Barberousse aux premières nouvelles de cette expédition, somma le roi de Fès de lui envoyer le secours dont ils étaient convenus. Mais voyant qu’il ne venait point, & sachant le marquis de Comarez arrivé à Oran avec ses troupes, il crut qu’il était mieux de sortir avec 1500 turcs armés d’arquebuses & 5000 maures à cheval. A peine fut il sorti hors les portes de la ville, que son conseil fut d’avis d’y rentrer & de s’y retrancher. Mais pour son malheur, à l’approche des troupes espagnoles, s’apercevant que les habitants de Tlemcen avaient quelques mauvais desseins contre lui, il prit le parti de se retirer à la faveur de la nuit avec tous ses soldats turcs seulement, & de prendre la route d’Alger.
Le général espagnol, averti de son évasion, lui coupa le chemin & le joignit au passage de la rivière Huexda à 8 lieues de Tlemcen. Barberousse se voyant perdu fit semer sur dans le chemin tout son or & son argent, ses bijoux & sa vaisselle, pour amuser les chrétiens & avoir le temps de passer la rivière avec ses troupes. Mais les espagnols méprisant ces richesses, chargèrent vigoureusement les turcs qui faisaient l’arrière-garde. Le pirate repassa aussitôt la rivière avec son avant-garde, & après avoir tous combattus comme des lions, ils cédèrent au nombre ; & Barberousse fut massacré avec ses troupes.
Le marquis de Comarez après cette victoire marcha vers Tlemcen & y entra ; faisant porter la tête du tyran au bout d’une pique pour preuve de sa victoire. Il mit Abuchenmen en possession du royaume, sans trouver aucune opposition.
Quelques jours après la bataille, le roi de Fès arriva au voisinage avec 20 000 maures à cheval pour secourir Barberousse son allié ; mais ayant appris sa défaite & sa mort, il se retira en toute diligence, craignant d’être attaqué. Le marquis de Comarez retourna dans son gouvernement, & renvoya en Espagne les troupes qui lui avaient été confiées.

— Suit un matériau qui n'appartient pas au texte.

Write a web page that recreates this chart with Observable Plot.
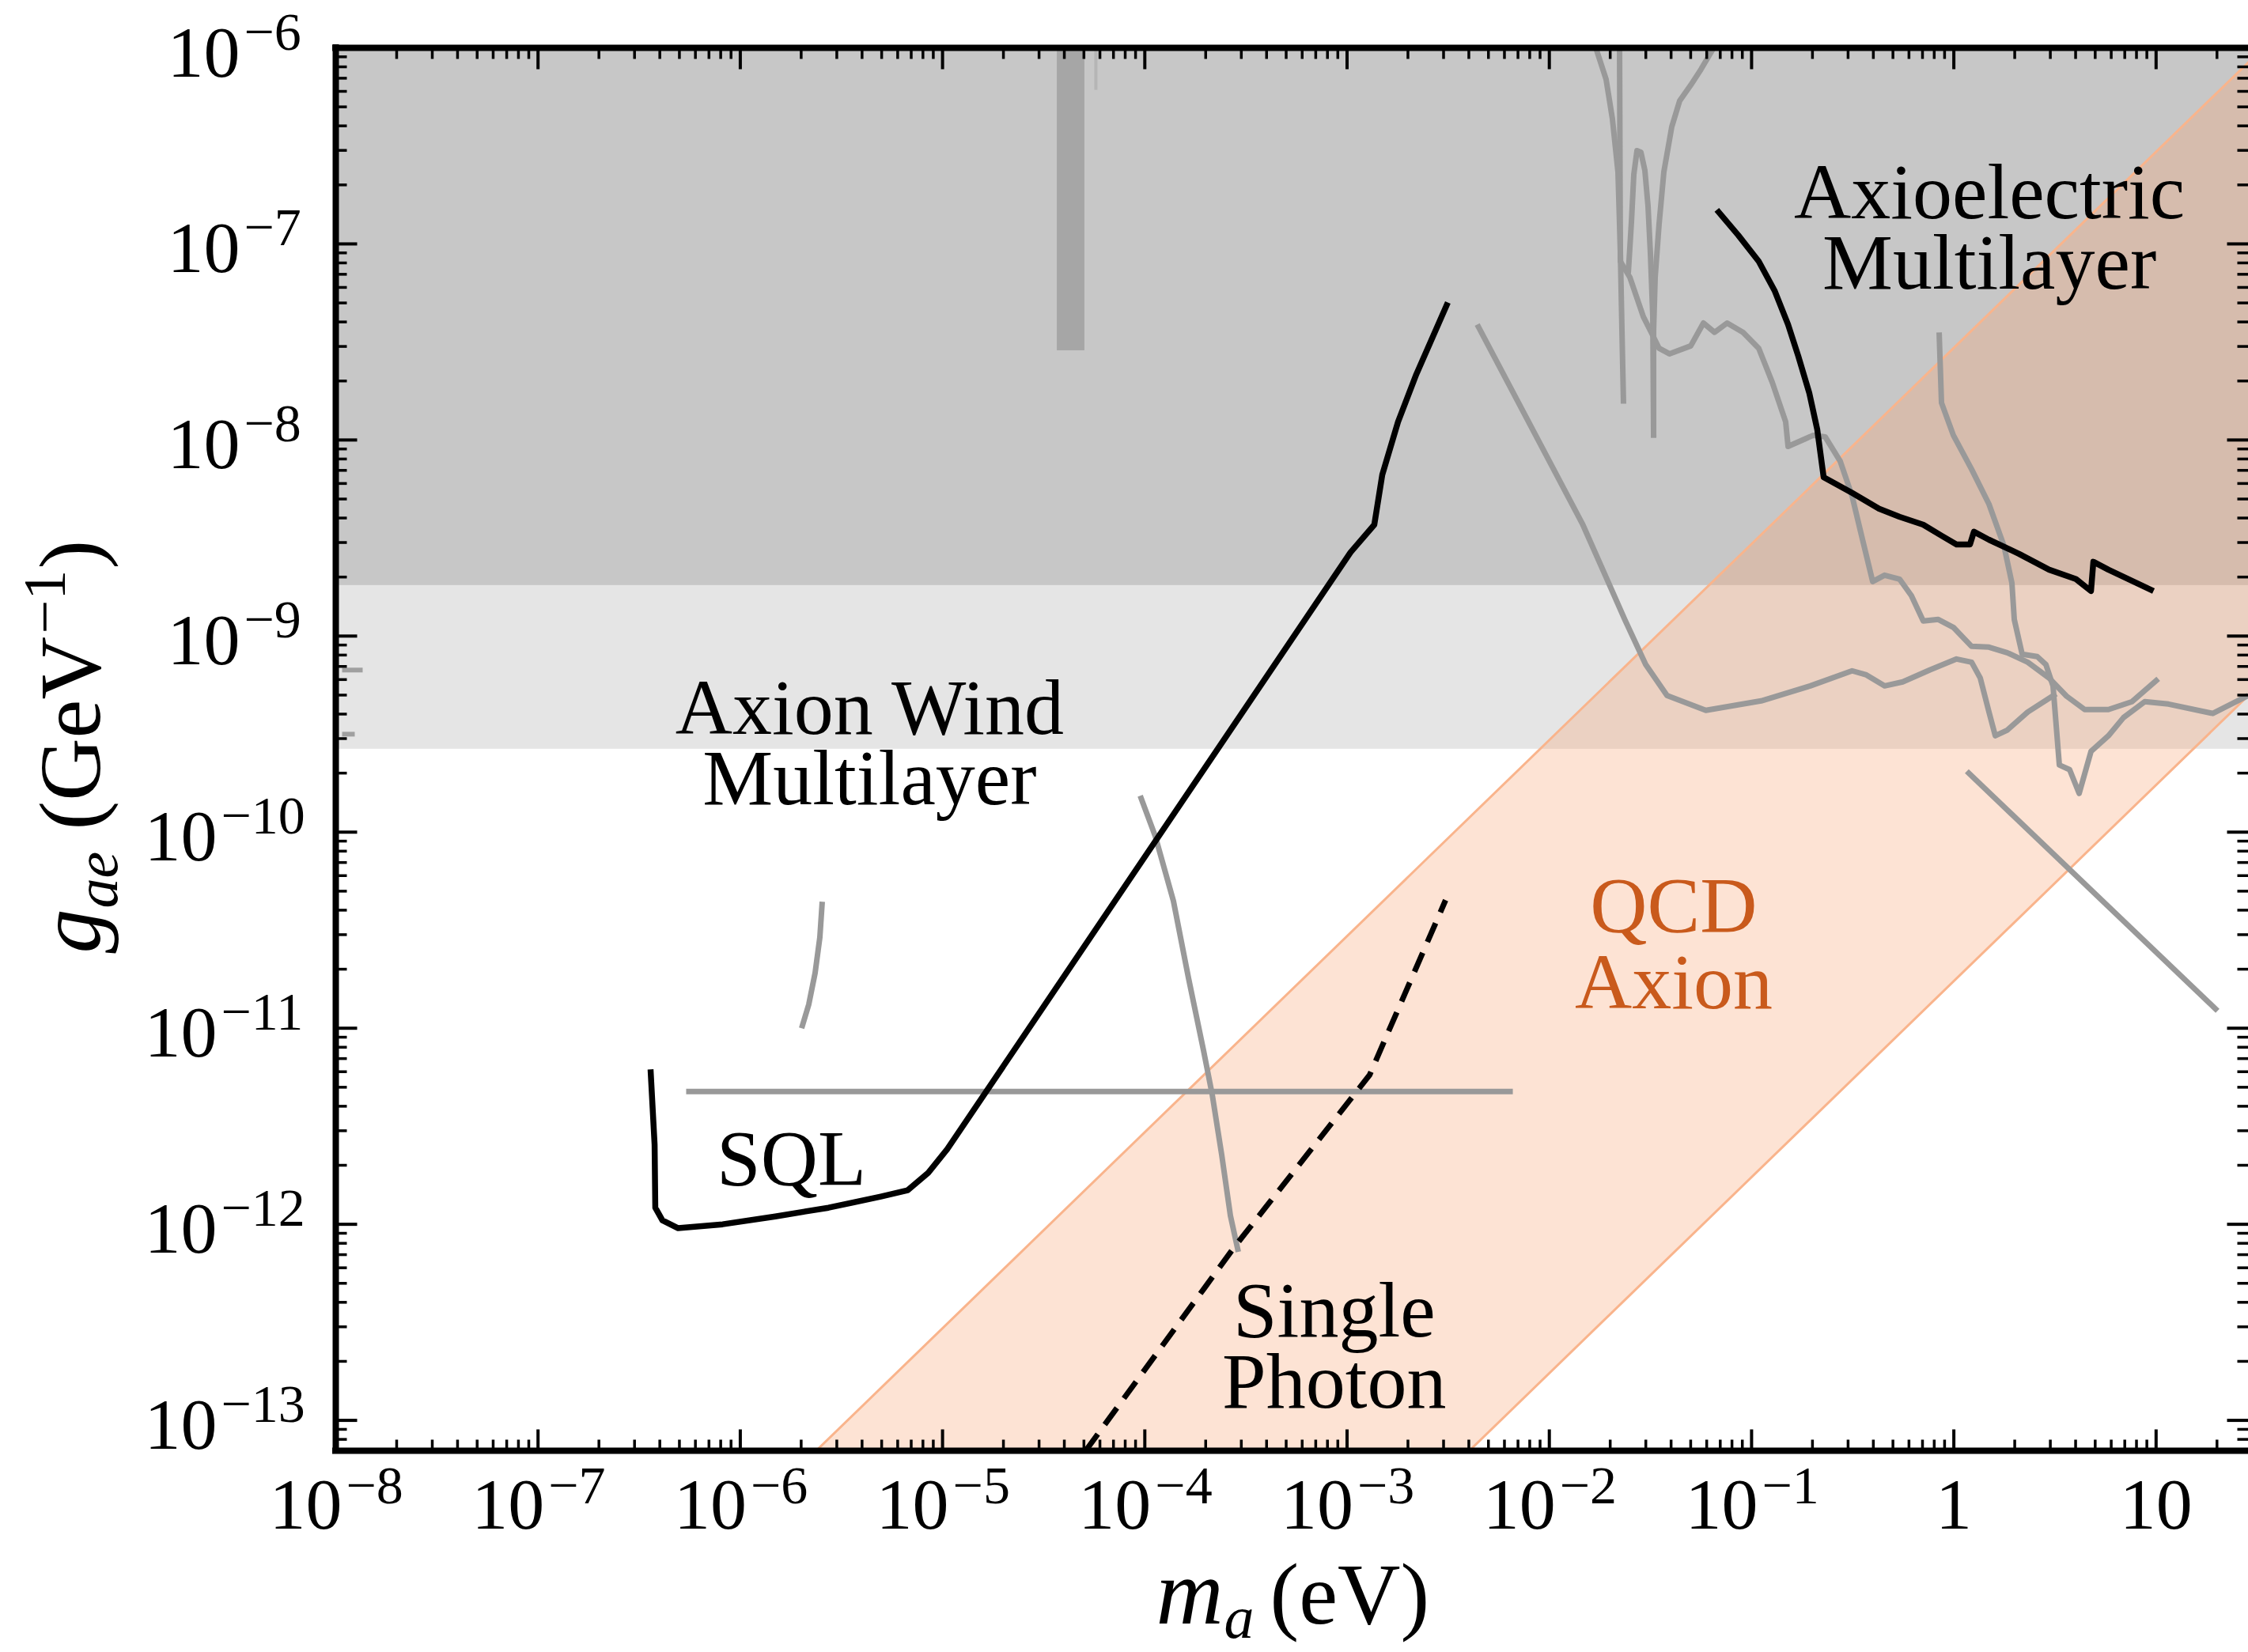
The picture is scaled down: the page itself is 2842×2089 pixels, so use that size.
<!DOCTYPE html>
<html><head><meta charset="utf-8">
<script src="https://cdn.jsdelivr.net/npm/d3@7"></script>
<script src="https://cdn.jsdelivr.net/npm/@observablehq/plot@0.6"></script>
<style>
html,body{margin:0;padding:0;background:#fff;}
#chart svg{display:block;}
</style></head><body><div id="chart"></div>
<script>
const W = 2842, H = 2089;
const mL = 424, mR = 0, mT = 60, mB = 255;
const xDomain = [1e-8, 28.6];
const yDomain = [7e-14, 1e-6];

// excluded / constraint bands (g_ae ranges)
const darkBand = [{lo: 1.81e-9, hi: 1e-6}];
const lightBand = [{lo: 2.65e-10, hi: 1.81e-9}];
const darkBar = [{m1: 3.69e-5, m2: 5.05e-5, lo: 2.855e-8, hi: 1e-6}];
const thinBar = [[5.73e-5, 1e-6], [5.73e-5, 6.11e-7]];

// QCD axion band edges (m, lower g, upper g)
const qcdBand = [
  {m: 1e-7, lo: 1.74e-18, hi: 2.95e-15},
  {m: 100, lo: 1.74e-9, hi: 2.95e-6}
];

// black projections
const axionWind = [[3.60e-7,6.17e-12],[3.77e-7,2.55e-12],[3.80e-7,1.215e-12],[4.12e-7,1.047e-12],[4.93e-7,9.55e-13],[8.18e-7,1.0e-12],[1.49e-6,1.097e-12],[2.73e-6,1.215e-12],[4.95e-6,1.384e-12],[6.72e-6,1.49e-12],[8.49e-6,1.829e-12],[1.055e-5,2.416e-12],[1.041e-3,2.675e-9],[1.364e-3,3.70e-9],[1.493e-3,6.65e-9],[1.787e-3,1.238e-8],[2.199e-3,2.16e-8],[3.15e-3,5.03e-8]];
const axioelectric = [[0.0673,1.491e-7],[0.0859,1.108e-7],[0.1085,8.15e-8],[0.1299,5.78e-8],[0.1515,3.88e-8],[0.1702,2.675e-8],[0.1931,1.729e-8],[0.2113,1.128e-8],[0.2272,6.46e-9],[0.3141,5.37e-9],[0.4266,4.46e-9],[0.539,4.06e-9],[0.706,3.70e-9],[0.869,3.25e-9],[1.031,2.935e-9],[1.202,2.935e-9],[1.257,3.405e-9],[1.492,3.10e-9],[2.10,2.627e-9],[2.958,2.18e-9],[4.017,1.952e-9],[4.766,1.697e-9],[4.896,2.393e-9],[5.81,2.18e-9],[9.71,1.697e-9]];
const singlePhoton = [[5.10e-5,7.0e-14],[2.75e-4,7.57e-13],[1.293e-3,5.78e-12],[3.07e-3,4.50e-11]];

// grey existing limits
const sqlLine = [[5.40e-7,4.76e-12],[6.60e-3,4.76e-12]];
const greyShort = [[2.01e-6,1.0e-11],[2.18e-6,1.32e-11],[2.344e-6,1.915e-11],[2.474e-6,2.91e-11],[2.542e-6,4.42e-11]];
const greyPhoton = [[9.49e-5,1.533e-10],[1.126e-4,9.55e-11],[1.385e-4,4.46e-11],[1.643e-4,1.811e-11],[1.951e-4,7.71e-12],[2.154e-4,4.59e-12],[2.40e-4,2.263e-12],[2.65e-4,1.107e-12],[2.90e-4,7.23e-13]];
const greyV = [[4.40e-3,3.88e-8],[0.01457,3.74e-9],[0.0237,1.204e-9],[0.02995,7.16e-10],[0.0382,4.98e-10],[0.0594,4.18e-10],[0.1115,4.67e-10],[0.1949,5.57e-10],[0.3141,6.65e-10],[0.3694,6.34e-10],[0.4544,5.57e-10],[0.559,5.84e-10],[0.7594,6.71e-10],[1.031,7.64e-10],[1.224,7.36e-10],[1.351,6.11e-10],[1.492,4.10e-10],[1.603,3.10e-10],[1.835,3.31e-10],[2.319,4.10e-10],[3.207,5.08e-10]];
const greyWiggle = [[0.02225,1e-6],[0.02245,8.15e-8],[0.0250,6.77e-8],[0.02915,4.26e-8],[0.0319,3.54e-8],[0.0349,2.935e-8],[0.03925,2.75e-8],[0.05004,3.02e-8],[0.0578,3.95e-8],[0.0656,3.54e-8],[0.0757,3.95e-8],[0.0907,3.54e-8],[0.1085,2.935e-8],[0.1265,1.97e-8],[0.1474,1.238e-8],[0.1515,9.28e-9],[0.2020,1.057e-8],[0.2312,1.038e-8],[0.2745,7.78e-9],[0.3141,5.17e-9],[0.3468,3.375e-9],[0.397,1.898e-9],[0.4544,2.044e-9],[0.539,1.952e-9],[0.617,1.606e-9],[0.706,1.193e-9],[0.838,1.215e-9],[0.9945,1.108e-9],[1.224,8.86e-10],[1.492,8.78e-10],[1.835,8.23e-10],[2.319,7.36e-10],[2.958,6.11e-10],[3.606,4.94e-10],[4.436,4.22e-10],[5.81,4.22e-10],[7.61,4.63e-10],[10.25,6.06e-10]];
const greyDrop = [[0.846,3.54e-8],[0.869,1.547e-8],[0.9945,1.057e-8],[1.224,7.09e-9],[1.492,4.71e-9],[1.770,2.88e-9],[1.937,1.863e-9],[1.990,1.215e-9],[2.177,8.08e-10],[2.584,7.86e-10],[2.853,7.16e-10],[3.093,5.57e-10],[3.207,3.50e-10],[3.324,2.20e-10],[3.737,2.083e-10],[4.165,1.576e-10],[4.766,2.58e-10],[5.81,3.10e-10],[6.90,3.84e-10],[8.79,4.63e-10],[11.52,4.50e-10],[19.07,4.03e-10],[28.6,4.98e-10]];
const greyDiag = [[1.159,2.044e-10],[20.13,1.227e-11]];
const greyTopA = [[0.01698,1e-6],[0.01909,6.90e-7],[0.02051,4.34e-7],[0.02185,2.328e-7],[0.02245,9.20e-8],[0.02286,3.635e-8],[0.02327,1.532e-8]];
const greyPeak = [[0.02457,7.09e-8],[0.02547,1.297e-7],[0.02617,2.263e-7],[0.02713,2.99e-7],[0.02837,2.935e-7],[0.02968,2.371e-7],[0.03076,1.562e-7],[0.03161,8.95e-8],[0.03248,4.26e-8],[0.03278,1.028e-8]];
const greyTopC = [[0.06497,1e-6],[0.05625,7.78e-7],[0.05004,6.46e-7],[0.0441,5.37e-7],[0.04030,3.95e-7],[0.03684,2.328e-7],[0.03489,1.262e-7],[0.03337,6.77e-8],[0.03278,3.635e-8],[0.03278,1.028e-8]];
const greyStubs = [[[1.075e-8,6.71e-10],[1.358e-8,6.71e-10]], [[1.075e-8,3.16e-10],[1.241e-8,3.16e-10]]];

// labels inside the plot (centre x, baseline of last line)
const annotations = [
  {text: "Axion Wind\nMultilayer", m: 4.36e-6, g: 1.384e-10, color: "black", lh: 0.89},
  {text: "Axioelectric\nMultilayer", m: 1.50, g: 5.94e-8, color: "black", lh: 0.89},
  {text: "SQL", m: 1.79e-6, g: 1.59e-12, color: "black", lh: 1},
  {text: "Single\nPhoton", m: 8.64e-4, g: 1.16e-13, color: "black", lh: 0.9},
  {text: "QCD\nAxion", m: 0.0412, g: 1.262e-11, color: "#c95a1c", lh: 0.97}
];

// ticks
const xMajor = [1e-8,1e-7,1e-6,1e-5,1e-4,1e-3,1e-2,1e-1,1,10];
const xExpLabels = [-8,-7,-6,-5,-4,-3,-2,-1];
const xPlainLabels = [{v: 1, t: "1"}, {v: 10, t: "10"}];
const yMajor = [1e-13,1e-12,1e-11,1e-10,1e-9,1e-8,1e-7,1e-6];
const yExpLabels = [-13,-12,-11,-10,-9,-8,-7,-6];

const xMinor = [];
for (let e = -8; e <= 1; e++) for (let k = 2; k <= 9; k++) { const v = k * Math.pow(10, e); if (v < xDomain[1]) xMinor.push(v); }
const yMinor = [];
for (let e = -14; e <= -7; e++) for (let k = 2; k <= 9; k++) { const v = k * Math.pow(10, e); if (v > yDomain[0] * 1.02 && v < yDomain[1]) yMinor.push(v); }

const xPxDec = (W - mL - mR) / Math.log10(xDomain[1] / xDomain[0]);
const yPxDec = (H - mT - mB) / Math.log10(yDomain[1] / yDomain[0]);
const fx = len => Math.pow(10, len / xPxDec);
const fy = len => Math.pow(10, len / yPxDec);
const MAJ = 27, MIN = 14;

const P = d => d;
const lineOpts = (stroke, sw, extra = {}) => ({x: d => d[0], y: d => d[1], stroke, strokeWidth: sw, strokeLinecap: "butt", strokeLinejoin: "round", clip: true, ...extra});
const GREY = "#999999";
const FONT = "Liberation Serif";

function tickMarks(vals, len, sw) {
  return [
    Plot.link(vals, {x1: P, x2: P, y1: () => yDomain[0], y2: () => yDomain[0] * fy(len), stroke: "black", strokeWidth: sw}),
    Plot.link(vals, {x1: P, x2: P, y1: () => yDomain[1], y2: () => yDomain[1] / fy(len), stroke: "black", strokeWidth: sw})
  ];
}
function yTickMarks(vals, len, sw) {
  return [
    Plot.link(vals, {y1: P, y2: P, x1: () => xDomain[0], x2: () => xDomain[0] * fx(len), stroke: "black", strokeWidth: sw}),
    Plot.link(vals, {y1: P, y2: P, x1: () => xDomain[1], x2: () => xDomain[1] / fx(len), stroke: "black", strokeWidth: sw})
  ];
}

const yOne = yExpLabels.filter(e => e > -10), yTwo = yExpLabels.filter(e => e <= -10);

const annotationMarks = annotations.map(a => Plot.text([a], {x: "m", y: "g", text: "text", fill: a.color, fontSize: 100, textAnchor: "middle", lineAnchor: "bottom", lineHeight: a.lh}));

const chart = Plot.plot({
  width: W, height: H,
  marginLeft: mL, marginRight: mR, marginTop: mT, marginBottom: mB,
  x: {type: "log", domain: xDomain, axis: null},
  y: {type: "log", domain: yDomain, axis: null},
  style: {fontFamily: FONT, background: "white", color: "black"},
  marks: [
    Plot.rect(darkBand, {x1: () => xDomain[0], x2: () => xDomain[1], y1: "lo", y2: "hi", fill: "#c7c7c7"}),
    Plot.rect(lightBand, {x1: () => xDomain[0], x2: () => xDomain[1], y1: "lo", y2: "hi", fill: "#e5e5e5"}),
    Plot.rect(darkBar, {x1: "m1", x2: "m2", y1: "lo", y2: "hi", fill: "#a6a6a6"}),
    Plot.line(thinBar, lineOpts("#b5b5b5", 4)),
    Plot.areaY(qcdBand, {x: "m", y1: "lo", y2: "hi", fill: "#f8a270", fillOpacity: 0.3, clip: true}),
    Plot.line(qcdBand, {x: "m", y: "hi", stroke: "#f9b48c", strokeWidth: 3, clip: true}),
    Plot.line(qcdBand, {x: "m", y: "lo", stroke: "#f9b48c", strokeWidth: 3, clip: true}),
    // grey limits
    Plot.line(sqlLine, lineOpts(GREY, 7)),
    Plot.line(greyShort, lineOpts(GREY, 7)),
    Plot.line(greyPhoton, lineOpts(GREY, 7)),
    Plot.line(greyV, lineOpts(GREY, 7)),
    Plot.line(greyWiggle, lineOpts(GREY, 7)),
    Plot.line(greyDrop, lineOpts(GREY, 7)),
    Plot.line(greyDiag, lineOpts(GREY, 7)),
    Plot.line(greyTopA, lineOpts(GREY, 7)),
    Plot.line(greyPeak, lineOpts(GREY, 7)),
    Plot.line(greyTopC, lineOpts(GREY, 7)),
    ...greyStubs.map(s => Plot.line(s, lineOpts("#a0a0a0", 6))),
    // black projections
    Plot.line(axionWind, lineOpts("black", 7.5)),
    Plot.line(axioelectric, lineOpts("black", 7.5)),
    Plot.line(singlePhoton, lineOpts("black", 7, {strokeDasharray: "26,15"})),
    // labels
    ...annotationMarks,
    // frame
    Plot.ruleY([yDomain[0], yDomain[1]], {stroke: "black", strokeWidth: 8, strokeLinecap: "square"}),
    Plot.ruleX([xDomain[0]], {stroke: "black", strokeWidth: 8, strokeLinecap: "square"}),
    // ticks
    ...tickMarks(xMajor, MAJ, 4), ...tickMarks(xMinor, MIN, 3.5),
    ...yTickMarks(yMajor, MAJ, 4), ...yTickMarks(yMinor, MIN, 3.5),
    // x tick labels
    Plot.text(xExpLabels, {x: e => Math.pow(10, e), frameAnchor: "bottom", text: () => "10", textAnchor: "end", lineAnchor: "bottom", dx: 8, dy: 98, fontSize: 92}),
    Plot.text(xExpLabels, {x: e => Math.pow(10, e), frameAnchor: "bottom", text: e => "\u2212" + (-e), textAnchor: "start", lineAnchor: "bottom", dx: 13, dy: 66, fontSize: 68}),
    Plot.text(xPlainLabels, {x: "v", frameAnchor: "bottom", text: "t", textAnchor: "middle", lineAnchor: "bottom", dy: 98, fontSize: 92}),
    // y tick labels
    Plot.text(yOne, {y: e => Math.pow(10, e), frameAnchor: "left", text: () => "10", textAnchor: "end", lineAnchor: "bottom", dx: -121, dy: 36, fontSize: 92}),
    Plot.text(yOne, {y: e => Math.pow(10, e), frameAnchor: "left", text: e => "\u2212" + (-e), textAnchor: "start", lineAnchor: "bottom", dx: -116, dy: 2, fontSize: 68}),
    Plot.text(yTwo, {y: e => Math.pow(10, e), frameAnchor: "left", text: () => "10", textAnchor: "end", lineAnchor: "bottom", dx: -150, dy: 36, fontSize: 92}),
    Plot.text(yTwo, {y: e => Math.pow(10, e), frameAnchor: "left", text: e => "\u2212" + (-e), textAnchor: "start", lineAnchor: "bottom", dx: -145, dy: 2, fontSize: 68}),
    // x title  m_a (eV)
    Plot.text(["m"], {frameAnchor: "bottom", text: d => d, fontStyle: "italic", fontSize: 118, textAnchor: "start", lineAnchor: "bottom", dx: -172, dy: 218}),
    Plot.text(["a"], {frameAnchor: "bottom", text: d => d, fontStyle: "italic", fontSize: 76, textAnchor: "start", lineAnchor: "bottom", dx: -86, dy: 236}),
    Plot.text(["(eV)"], {frameAnchor: "bottom", text: d => d, fontSize: 110, textAnchor: "start", lineAnchor: "bottom", dx: -28, dy: 218}),
    // y title  g_ae (GeV^-1)
    Plot.text(["g"], {frameAnchor: "left", text: d => d, fontStyle: "italic", fontSize: 112, rotate: -90, textAnchor: "start", lineAnchor: "bottom", dx: -299, dy: 258}),
    Plot.text(["ae"], {frameAnchor: "left", text: d => d, fontStyle: "italic", fontSize: 76, rotate: -90, textAnchor: "start", lineAnchor: "bottom", dx: -277, dy: 201}),
    Plot.text(["(GeV"], {frameAnchor: "left", text: d => d, fontSize: 110, rotate: -90, textAnchor: "start", lineAnchor: "bottom", dx: -299, dy: 102}),
    Plot.text(["\u22121"], {frameAnchor: "left", text: d => d, fontSize: 76, rotate: -90, textAnchor: "start", lineAnchor: "bottom", dx: -343, dy: -146}),
    Plot.text([")"], {frameAnchor: "left", text: d => d, fontSize: 110, rotate: -90, textAnchor: "start", lineAnchor: "bottom", dx: -299, dy: -228})
  ]
});
document.getElementById("chart").appendChild(chart);
</script></body></html>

La nouvelle de la mort d’Aroudj Barberousse étant arrivée à Alger, les soldats turcs & les capitaines des bâtiments corsaires élurent Kheir-ed-Din son second frère pour roi d’Alger & général de la mer. Il régna avec assez de tranquillité pendant la première année ; mais au commencement de l’année 1519, ayant conçu du soupçon contre les habitants d’Alger qui conspiraient toujours de concert avec les arabes & les maures de la campagne contre le gouvernement & la tyrannie des turcs, il eut recours à Selim premier empereur ottoman de ce nom. Keir-ed-Din de concert avec sa milice, chargea l’ambassadeur de faire part au grand seigneur des conquêtes, & de la mort d’Aroudj son frère, & de lui offrir de mettre le royaume sous sa protection, en lui payant un tribut ; à condition que sa hautesse lui fournirait les forces nécessaires pour s’y maintenir. En cas de refus Keir-ed-Din offrit de céder la souveraineté du royaume d’Alger, pourvu qu’il en fût nommé Pacha ou vice-roi.